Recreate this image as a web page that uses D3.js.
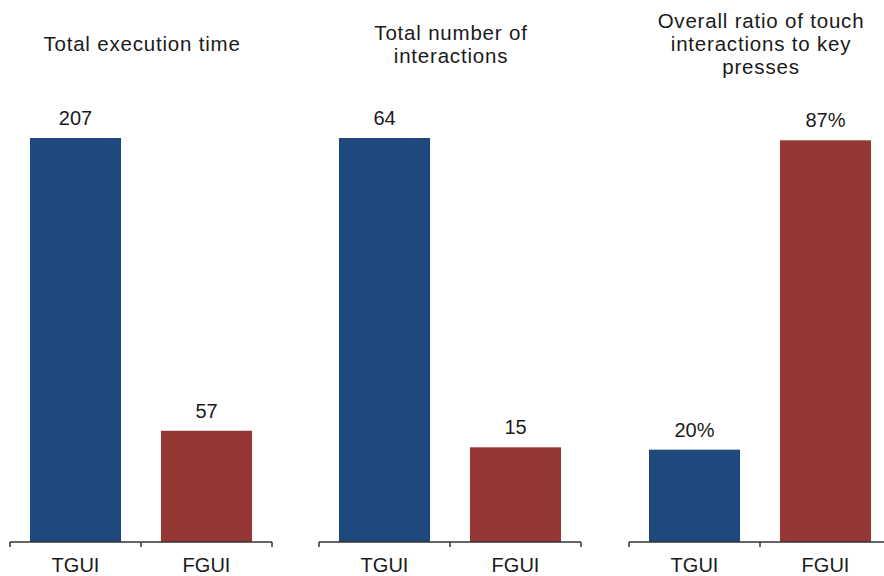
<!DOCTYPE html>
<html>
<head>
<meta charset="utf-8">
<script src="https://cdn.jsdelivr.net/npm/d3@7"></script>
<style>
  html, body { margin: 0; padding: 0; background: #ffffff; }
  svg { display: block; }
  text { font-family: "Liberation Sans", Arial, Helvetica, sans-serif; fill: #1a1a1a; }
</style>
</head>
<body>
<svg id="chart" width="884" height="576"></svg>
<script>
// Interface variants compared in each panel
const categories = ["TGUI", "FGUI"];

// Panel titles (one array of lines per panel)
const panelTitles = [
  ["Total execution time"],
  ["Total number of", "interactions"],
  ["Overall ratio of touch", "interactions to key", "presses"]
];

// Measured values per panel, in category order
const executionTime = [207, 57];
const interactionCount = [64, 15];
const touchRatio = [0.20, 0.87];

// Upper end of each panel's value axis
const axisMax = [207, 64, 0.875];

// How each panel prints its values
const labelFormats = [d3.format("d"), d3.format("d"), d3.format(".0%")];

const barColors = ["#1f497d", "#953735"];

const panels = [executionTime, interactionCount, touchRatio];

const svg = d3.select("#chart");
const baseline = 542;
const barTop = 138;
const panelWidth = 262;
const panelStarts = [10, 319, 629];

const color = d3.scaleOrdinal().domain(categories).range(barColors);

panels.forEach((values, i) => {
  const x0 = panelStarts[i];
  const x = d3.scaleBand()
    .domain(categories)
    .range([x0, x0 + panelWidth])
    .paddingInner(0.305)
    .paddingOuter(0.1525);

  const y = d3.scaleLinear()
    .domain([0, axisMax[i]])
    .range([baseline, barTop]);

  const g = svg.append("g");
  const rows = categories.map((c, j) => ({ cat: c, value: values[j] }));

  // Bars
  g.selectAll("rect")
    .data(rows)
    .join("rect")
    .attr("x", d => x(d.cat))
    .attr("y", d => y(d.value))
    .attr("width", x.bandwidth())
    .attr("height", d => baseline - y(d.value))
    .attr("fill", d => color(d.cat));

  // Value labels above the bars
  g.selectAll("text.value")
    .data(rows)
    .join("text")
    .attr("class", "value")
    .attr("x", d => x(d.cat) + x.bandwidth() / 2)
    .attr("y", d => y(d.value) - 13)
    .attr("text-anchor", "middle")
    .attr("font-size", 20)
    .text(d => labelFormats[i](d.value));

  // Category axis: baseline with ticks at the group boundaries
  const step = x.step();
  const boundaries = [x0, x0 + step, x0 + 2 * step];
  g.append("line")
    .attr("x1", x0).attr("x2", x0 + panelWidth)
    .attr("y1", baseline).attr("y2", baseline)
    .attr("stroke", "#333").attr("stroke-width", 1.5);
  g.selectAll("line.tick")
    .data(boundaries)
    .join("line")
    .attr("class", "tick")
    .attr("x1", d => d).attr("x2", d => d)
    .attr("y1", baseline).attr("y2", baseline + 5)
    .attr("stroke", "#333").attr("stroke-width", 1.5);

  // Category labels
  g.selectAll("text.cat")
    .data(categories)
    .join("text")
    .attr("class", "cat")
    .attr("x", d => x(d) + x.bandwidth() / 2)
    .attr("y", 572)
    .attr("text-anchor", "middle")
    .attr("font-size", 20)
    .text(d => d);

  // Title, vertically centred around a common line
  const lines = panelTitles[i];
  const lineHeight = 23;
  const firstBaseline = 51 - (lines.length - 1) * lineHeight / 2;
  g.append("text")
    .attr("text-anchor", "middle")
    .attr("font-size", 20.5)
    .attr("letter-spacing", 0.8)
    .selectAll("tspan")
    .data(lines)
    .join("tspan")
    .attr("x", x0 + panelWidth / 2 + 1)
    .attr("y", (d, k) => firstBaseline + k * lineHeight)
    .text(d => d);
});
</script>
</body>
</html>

==

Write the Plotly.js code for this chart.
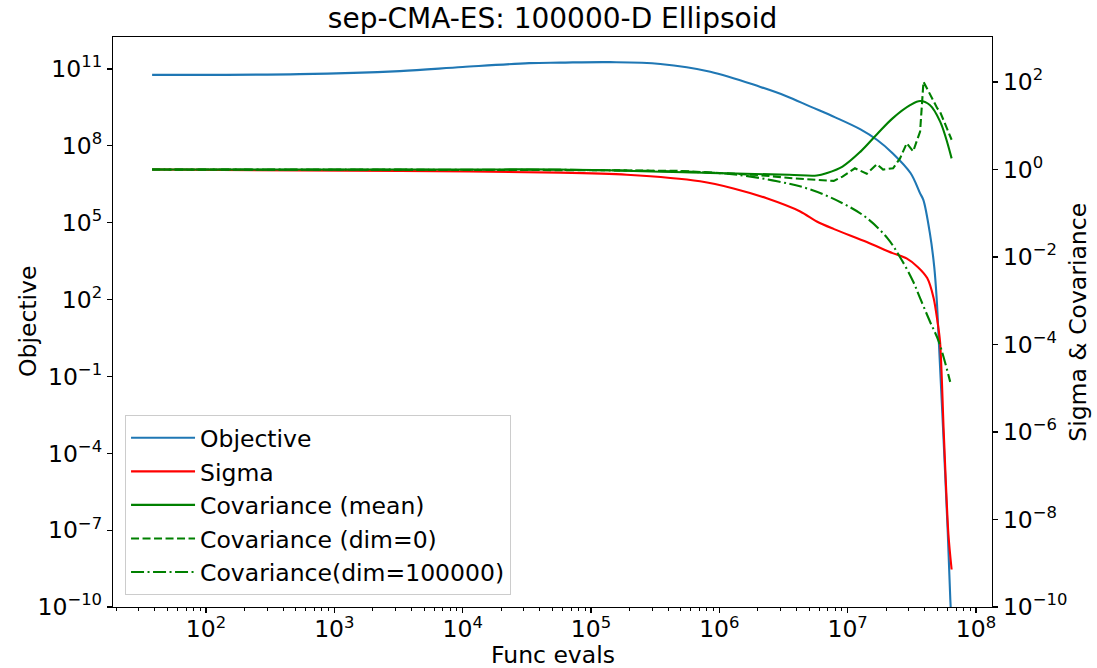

REQUEST: Across the entries above, how many lines contain "chart"? Provide only the count.

WORKED ANSWER: 3